Well, in this case, lying to Congress is a crime, but techoversight is happy to call statements "lies" when there's no chance of upholding a "lying to Congress" charge. So their position that addressing the problem they see requires additional regulation is correct.

This is the first example of a "lie" they give:

“No one should have to go through the things that your families have suffered and this is why we invest so much and are going to continue doing industry leading efforts to make sure that no one has to go through the types of things that your families have had to suffer,” Zuckerberg said

And it's a lie because...

> Despite Zuckerberg’s claims during the 2024 US Senate Judiciary Committee hearing, Meta’s post-hearing investment in teen safety measures (i.e. Teen Accounts) are a PR stunt.

So the complaint is just that Mark Zuckerberg said his company was doing great, industry-leading work, when in techoversight's opinion it was doing bad, shoddy work. There is no lie involved. You would have to really strain even to call Zuckerberg's statement a statement of fact, and the factual elements are just "we invest [an amount]" and "we do [efforts]".

Dylan16807 4 hours ago | parent [-]

> You would have to really strain even to call Zuckerberg's statement a statement of fact, and the factual elements are just "we invest [an amount]" and "we do [efforts]".

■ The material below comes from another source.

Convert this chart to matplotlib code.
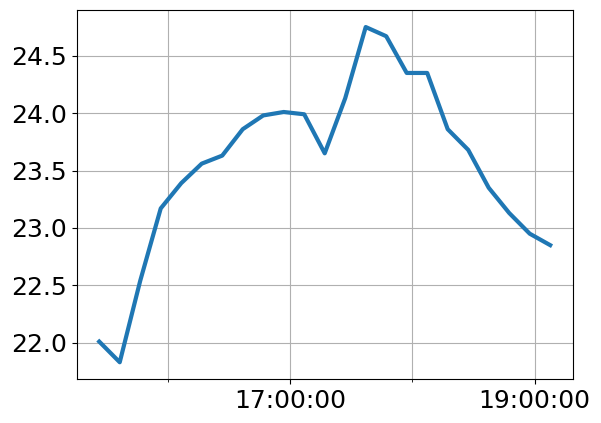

You think such a weak claim is still a strain? That's the weakest possible factual interpretation.

But I don't think we should ignore "so much [...] to make sure" or "industry leading". If there was nobody prioritizing teen safety, or if that team had no power while teams targeting teens had power, then his statement was a lie. It's not just an opinion over whether the end result was shoddy.

thaumasiotes 2 hours ago | parent [-]

> But I don't think we should ignore "so much [...] to make sure" or "industry leading".

You're wrong; one is tautologous and the other is clearly non-factual.

More specifically, if you say "that's why we do so much to make sure [that xxx...]", the literal meaning of "so much" is "as much as we do" - the claim can never be false.

Meanwhile, "industry leading" is puffery.

Dylan16807 an hour ago | parent [-]

Being nonspecific is not a tautology. "so much" has a minimum to not be a lie.

Is it still puffery when there are objective measurements and you're not anywhere near leader? Well when you're testifying to congress and you puff that hard I think you should be punished regardless of definitions.

thaumasiotes an hour ago | parent [-]

> "so much" has a minimum to not be a lie.

Seriously, "so much" means nothing other than "that amount, whatever it might be". That is the meaning of "so" - it refers to the context. You can wish as hard as you want, but you won't change the meaning of common English words.

Compare Merriam-Webster's gloss for so much:

> by the amount indicated or suggested

https://www.merriam-webster.com/dictionary/so%20much

Dylan16807 24 minutes ago | parent [-]

It refers to context. That's not the same as meaning nothing or being a tautology. In context, it can be a lie.

He indicated an amount that was not just "insert any number".